═══ WORKING DATA ═══

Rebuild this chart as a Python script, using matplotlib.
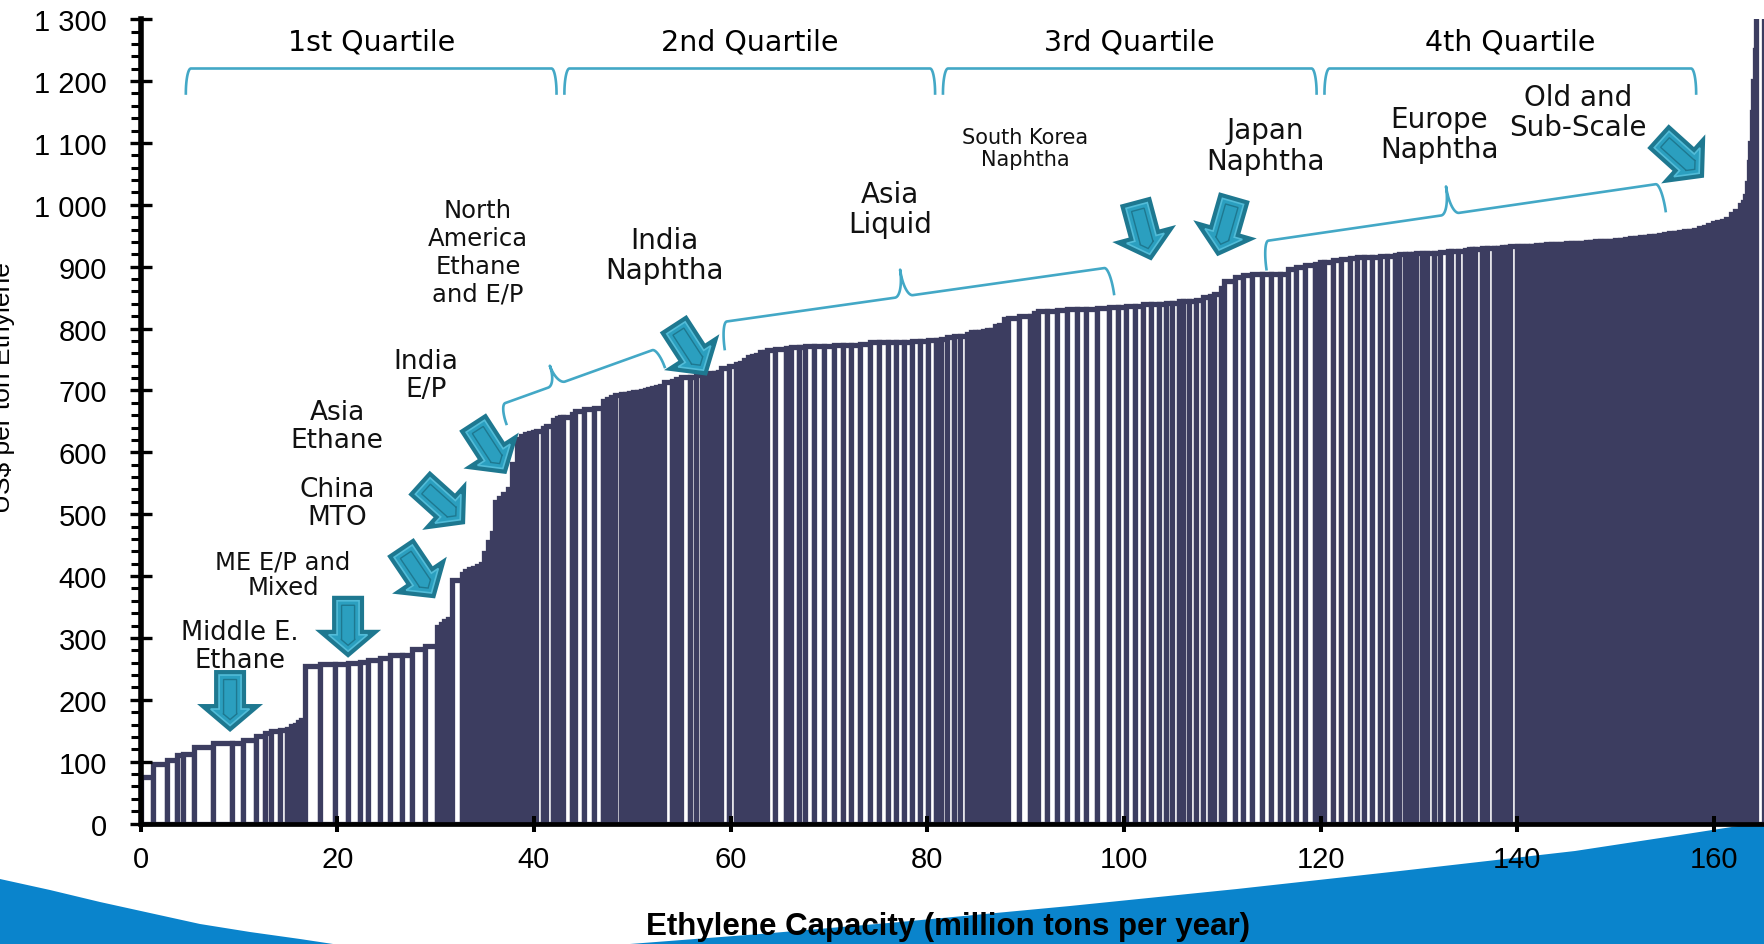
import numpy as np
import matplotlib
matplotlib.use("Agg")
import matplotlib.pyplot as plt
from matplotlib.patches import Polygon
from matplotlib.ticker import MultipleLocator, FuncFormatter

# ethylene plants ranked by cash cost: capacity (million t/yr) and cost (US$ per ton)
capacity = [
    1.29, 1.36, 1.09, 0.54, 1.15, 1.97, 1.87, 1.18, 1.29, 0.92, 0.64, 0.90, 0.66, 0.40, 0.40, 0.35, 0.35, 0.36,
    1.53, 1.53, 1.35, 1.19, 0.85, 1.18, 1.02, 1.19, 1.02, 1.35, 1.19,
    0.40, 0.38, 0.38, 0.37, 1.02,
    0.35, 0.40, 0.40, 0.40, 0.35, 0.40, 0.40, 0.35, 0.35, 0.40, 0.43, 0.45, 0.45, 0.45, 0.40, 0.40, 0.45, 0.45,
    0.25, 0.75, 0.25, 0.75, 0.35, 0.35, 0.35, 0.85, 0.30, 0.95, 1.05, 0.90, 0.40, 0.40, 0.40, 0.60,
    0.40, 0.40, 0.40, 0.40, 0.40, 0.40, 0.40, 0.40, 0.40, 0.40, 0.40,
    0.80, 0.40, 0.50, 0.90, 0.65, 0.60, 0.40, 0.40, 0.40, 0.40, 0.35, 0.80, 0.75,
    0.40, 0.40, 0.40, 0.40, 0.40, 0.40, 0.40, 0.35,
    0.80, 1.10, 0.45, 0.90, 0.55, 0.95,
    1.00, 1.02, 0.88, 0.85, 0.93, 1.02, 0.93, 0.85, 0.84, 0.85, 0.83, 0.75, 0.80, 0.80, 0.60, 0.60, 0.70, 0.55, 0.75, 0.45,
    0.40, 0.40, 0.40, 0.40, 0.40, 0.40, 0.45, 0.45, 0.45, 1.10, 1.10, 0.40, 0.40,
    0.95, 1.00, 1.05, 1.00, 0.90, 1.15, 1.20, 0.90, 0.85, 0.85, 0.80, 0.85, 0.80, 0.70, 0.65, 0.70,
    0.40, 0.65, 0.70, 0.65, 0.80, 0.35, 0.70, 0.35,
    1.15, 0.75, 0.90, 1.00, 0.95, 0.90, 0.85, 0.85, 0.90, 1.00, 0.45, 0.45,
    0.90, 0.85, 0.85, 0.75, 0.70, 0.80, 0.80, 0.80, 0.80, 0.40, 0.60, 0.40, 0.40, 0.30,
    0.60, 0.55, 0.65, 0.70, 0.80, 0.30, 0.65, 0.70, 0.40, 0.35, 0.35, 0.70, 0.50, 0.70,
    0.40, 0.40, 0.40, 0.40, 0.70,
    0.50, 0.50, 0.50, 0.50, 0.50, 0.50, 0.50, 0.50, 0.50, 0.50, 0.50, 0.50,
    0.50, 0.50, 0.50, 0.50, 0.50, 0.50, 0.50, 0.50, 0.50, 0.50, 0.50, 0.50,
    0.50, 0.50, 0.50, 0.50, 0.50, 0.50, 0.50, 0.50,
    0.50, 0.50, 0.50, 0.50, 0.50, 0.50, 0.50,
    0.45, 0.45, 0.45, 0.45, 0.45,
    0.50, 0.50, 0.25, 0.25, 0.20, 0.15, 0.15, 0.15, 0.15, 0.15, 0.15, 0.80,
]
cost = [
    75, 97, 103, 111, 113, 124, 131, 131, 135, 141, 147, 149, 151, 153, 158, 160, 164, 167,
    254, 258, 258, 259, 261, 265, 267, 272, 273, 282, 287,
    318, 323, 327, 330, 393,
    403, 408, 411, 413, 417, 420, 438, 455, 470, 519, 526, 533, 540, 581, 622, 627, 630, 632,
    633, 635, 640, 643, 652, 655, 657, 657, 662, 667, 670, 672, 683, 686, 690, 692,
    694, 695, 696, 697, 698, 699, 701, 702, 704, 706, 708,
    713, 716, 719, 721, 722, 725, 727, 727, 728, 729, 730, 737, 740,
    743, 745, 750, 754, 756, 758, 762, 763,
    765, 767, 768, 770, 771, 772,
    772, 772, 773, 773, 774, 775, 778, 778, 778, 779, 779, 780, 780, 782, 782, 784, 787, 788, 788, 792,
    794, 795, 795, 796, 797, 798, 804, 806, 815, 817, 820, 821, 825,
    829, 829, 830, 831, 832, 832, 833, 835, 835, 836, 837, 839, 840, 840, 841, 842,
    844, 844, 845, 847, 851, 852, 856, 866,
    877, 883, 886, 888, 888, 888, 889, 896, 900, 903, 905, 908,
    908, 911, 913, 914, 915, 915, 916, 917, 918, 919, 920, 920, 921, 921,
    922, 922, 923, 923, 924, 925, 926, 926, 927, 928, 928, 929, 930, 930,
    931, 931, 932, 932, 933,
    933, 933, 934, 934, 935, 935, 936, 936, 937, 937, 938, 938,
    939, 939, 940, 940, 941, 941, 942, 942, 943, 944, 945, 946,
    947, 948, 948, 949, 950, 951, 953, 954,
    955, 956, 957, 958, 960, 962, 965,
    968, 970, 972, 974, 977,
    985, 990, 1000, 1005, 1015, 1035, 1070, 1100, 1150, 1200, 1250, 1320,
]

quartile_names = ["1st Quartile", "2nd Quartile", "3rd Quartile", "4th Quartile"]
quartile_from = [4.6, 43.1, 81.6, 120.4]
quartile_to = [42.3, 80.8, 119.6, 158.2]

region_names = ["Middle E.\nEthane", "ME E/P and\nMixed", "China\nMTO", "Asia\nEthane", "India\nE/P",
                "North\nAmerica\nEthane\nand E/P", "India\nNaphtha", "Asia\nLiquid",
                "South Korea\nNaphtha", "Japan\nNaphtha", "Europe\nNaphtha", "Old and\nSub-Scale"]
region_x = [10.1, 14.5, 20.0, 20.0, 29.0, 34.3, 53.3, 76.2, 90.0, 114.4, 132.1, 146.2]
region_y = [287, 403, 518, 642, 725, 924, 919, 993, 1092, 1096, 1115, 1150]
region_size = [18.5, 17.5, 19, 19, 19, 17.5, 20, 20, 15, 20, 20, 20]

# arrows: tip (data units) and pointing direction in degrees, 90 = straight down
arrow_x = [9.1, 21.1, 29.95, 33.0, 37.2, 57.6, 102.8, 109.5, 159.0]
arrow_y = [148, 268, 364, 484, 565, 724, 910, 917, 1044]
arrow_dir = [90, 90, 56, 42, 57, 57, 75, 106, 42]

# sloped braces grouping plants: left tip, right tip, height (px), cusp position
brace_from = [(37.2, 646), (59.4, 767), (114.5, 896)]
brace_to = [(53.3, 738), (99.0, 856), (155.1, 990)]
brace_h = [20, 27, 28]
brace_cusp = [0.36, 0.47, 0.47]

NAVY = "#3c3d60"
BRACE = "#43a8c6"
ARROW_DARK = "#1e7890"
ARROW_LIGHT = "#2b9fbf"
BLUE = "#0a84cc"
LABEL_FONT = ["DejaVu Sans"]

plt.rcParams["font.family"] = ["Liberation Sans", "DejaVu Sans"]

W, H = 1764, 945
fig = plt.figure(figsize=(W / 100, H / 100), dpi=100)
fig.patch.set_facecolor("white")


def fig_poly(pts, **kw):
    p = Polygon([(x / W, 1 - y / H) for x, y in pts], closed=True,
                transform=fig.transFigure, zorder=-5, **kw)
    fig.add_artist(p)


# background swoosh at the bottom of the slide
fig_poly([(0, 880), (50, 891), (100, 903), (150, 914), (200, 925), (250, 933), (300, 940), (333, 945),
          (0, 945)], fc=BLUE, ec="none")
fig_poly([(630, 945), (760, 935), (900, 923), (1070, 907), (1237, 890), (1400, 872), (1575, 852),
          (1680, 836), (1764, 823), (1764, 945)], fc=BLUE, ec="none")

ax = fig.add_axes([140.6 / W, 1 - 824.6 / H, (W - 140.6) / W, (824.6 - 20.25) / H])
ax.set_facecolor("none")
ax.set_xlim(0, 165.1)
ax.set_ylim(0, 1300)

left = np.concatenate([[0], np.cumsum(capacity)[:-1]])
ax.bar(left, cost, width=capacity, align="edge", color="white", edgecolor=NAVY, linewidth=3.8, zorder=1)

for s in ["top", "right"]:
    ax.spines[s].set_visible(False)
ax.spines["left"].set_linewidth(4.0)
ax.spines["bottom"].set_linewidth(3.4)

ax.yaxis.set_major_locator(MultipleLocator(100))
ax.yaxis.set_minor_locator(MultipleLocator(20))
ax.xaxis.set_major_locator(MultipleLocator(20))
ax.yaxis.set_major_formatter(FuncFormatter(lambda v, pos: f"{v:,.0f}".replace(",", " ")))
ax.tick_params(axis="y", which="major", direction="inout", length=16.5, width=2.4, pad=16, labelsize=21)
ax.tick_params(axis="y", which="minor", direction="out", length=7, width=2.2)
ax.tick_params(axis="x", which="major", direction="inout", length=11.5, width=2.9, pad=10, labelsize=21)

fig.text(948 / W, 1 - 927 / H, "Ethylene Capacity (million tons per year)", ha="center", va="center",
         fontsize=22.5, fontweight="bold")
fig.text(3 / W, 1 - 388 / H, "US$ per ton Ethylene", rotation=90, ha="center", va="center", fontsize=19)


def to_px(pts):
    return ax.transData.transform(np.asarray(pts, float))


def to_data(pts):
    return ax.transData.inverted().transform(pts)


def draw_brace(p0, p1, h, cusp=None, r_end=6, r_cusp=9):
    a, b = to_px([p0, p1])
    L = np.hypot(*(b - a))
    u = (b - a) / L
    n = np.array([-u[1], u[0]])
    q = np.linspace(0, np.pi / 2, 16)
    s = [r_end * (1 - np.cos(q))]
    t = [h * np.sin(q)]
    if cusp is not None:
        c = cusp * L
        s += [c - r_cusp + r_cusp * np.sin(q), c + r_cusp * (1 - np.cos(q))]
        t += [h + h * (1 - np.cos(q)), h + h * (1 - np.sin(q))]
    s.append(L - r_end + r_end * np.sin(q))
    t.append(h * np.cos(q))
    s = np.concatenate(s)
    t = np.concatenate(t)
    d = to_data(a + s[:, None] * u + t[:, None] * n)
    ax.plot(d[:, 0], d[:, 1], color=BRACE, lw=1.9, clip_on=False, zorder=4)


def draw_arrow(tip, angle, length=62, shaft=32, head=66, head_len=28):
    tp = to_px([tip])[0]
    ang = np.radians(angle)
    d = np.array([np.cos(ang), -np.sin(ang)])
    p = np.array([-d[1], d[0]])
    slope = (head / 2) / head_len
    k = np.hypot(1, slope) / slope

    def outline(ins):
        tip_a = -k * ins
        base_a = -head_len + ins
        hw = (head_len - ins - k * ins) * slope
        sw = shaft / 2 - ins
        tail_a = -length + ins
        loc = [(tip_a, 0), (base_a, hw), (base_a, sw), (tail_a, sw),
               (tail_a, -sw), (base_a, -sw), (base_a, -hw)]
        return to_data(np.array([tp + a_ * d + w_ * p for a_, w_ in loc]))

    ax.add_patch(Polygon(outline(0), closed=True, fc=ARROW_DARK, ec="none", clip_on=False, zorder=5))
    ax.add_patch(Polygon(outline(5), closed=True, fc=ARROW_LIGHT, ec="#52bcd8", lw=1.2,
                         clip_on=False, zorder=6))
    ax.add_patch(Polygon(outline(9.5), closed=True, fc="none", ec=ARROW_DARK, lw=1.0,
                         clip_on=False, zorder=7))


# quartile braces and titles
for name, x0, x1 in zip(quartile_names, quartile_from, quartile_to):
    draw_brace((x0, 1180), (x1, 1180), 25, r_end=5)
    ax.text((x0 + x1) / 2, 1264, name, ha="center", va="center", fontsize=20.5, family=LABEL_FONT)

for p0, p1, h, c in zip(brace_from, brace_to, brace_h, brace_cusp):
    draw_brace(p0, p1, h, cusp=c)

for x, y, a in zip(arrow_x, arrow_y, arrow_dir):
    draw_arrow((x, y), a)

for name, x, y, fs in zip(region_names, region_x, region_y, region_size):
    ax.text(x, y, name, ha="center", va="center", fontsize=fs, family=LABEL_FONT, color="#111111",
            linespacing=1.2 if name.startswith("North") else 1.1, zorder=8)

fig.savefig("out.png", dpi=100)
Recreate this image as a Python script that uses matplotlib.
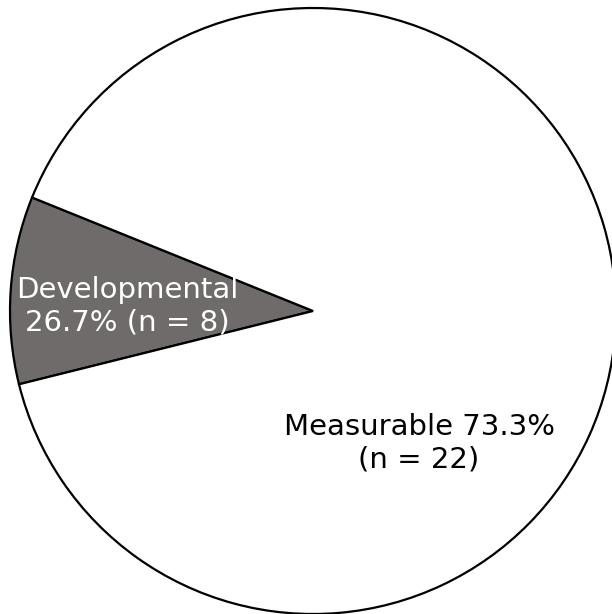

═══

- **WRITTEN REQUEST**
Quote the records above exactly, from the first line through the line containing "from matplotlib.ticker import", and leave out the pictures.

- **THE COMPLETED TASK**
Rebuild this chart as a Python script, using matplotlib.
import numpy as np
import matplotlib
matplotlib.use("Agg")
import matplotlib.pyplot as plt
from matplotlib.patches import Polygon
from matplotlib.ticker import MultipleLocator, FuncFormatter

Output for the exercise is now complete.